Born in Reims, France, Halbwachs attended the École Normale Supérieure in Paris. There he studied philosophy with Henri Bergson, who had a big influence on his thought. He aggregated in Philosophy in 1901. He taught at various lycées before traveling to Germany in 1904, where he studied at the University of Göttingen and worked on cataloging Leibniz's papers. He was nominated to co-edit an edition of Leibniz's work which never came to fruition.

He returned to France in 1905 and met Émile Durkheim, who sparked his interest in sociology. He soon joined the editorial board of L'Année Sociologique, where he worked with François Simiand editing the Economics and Statistics sections. In 1909 he returned to Germany to study Marxism and economics in Berlin.

He also had a son, Pierre Halbwachs, who influenced Deleuze in the 1940s.

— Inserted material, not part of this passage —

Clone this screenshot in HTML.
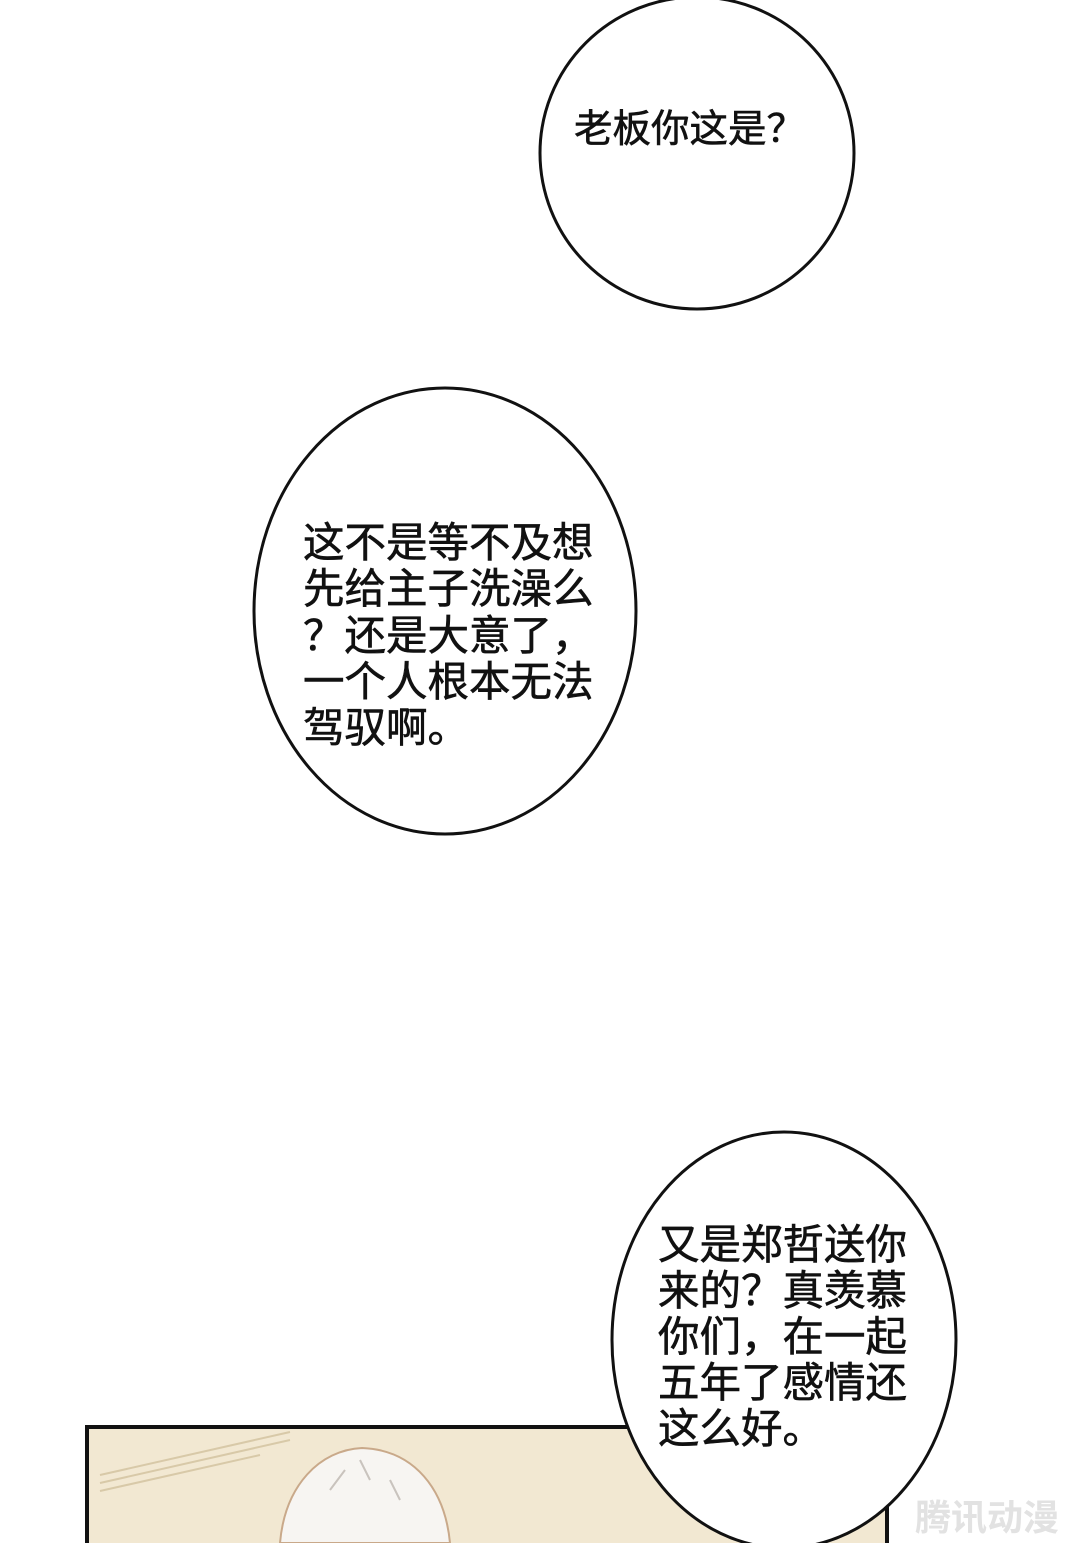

From Deleuze ABCedaire : "Deleuze says that it was there in Deauville, without his parents and his younger brother, where he was completely nil in his studies, until something happened, such that Deleuze ceased being an idiot. Until Deauville, and the year in the lycee there that he spent during the "funny war," he had been null in class, but at Deauville, he met a young teacher, Pierre Halbwachs (son of a famous sociologist), with fragile health, only one eye, so deferred from military duty. For Deleuze, this encounter was an awakening, and he became something of a disciple to this young "maître". Halbwachs would take him out to the beach in winter, on the dunes, and introduced him, for example, to Gide's _Les Nourritures terrestres_, to Anatole France, Baudelaire, other works by Gide, and Deleuze was completely transformed. But since they spent so much time together, people began to talk, and the lady in whose pension Deleuze and his brother were staying warned Deleuze about Halbwachs, then wrote to his parents about it. The brothers were to return to Paris, but then the Germans invaded, and so they took off on their bicycles to meet their parents in Rochefort... and en route, they ran into Halbwachs with his father! Later in life, Deleuze met Halbwachs, without the same admiration, but at age 14, Deleuze feels he was completely right."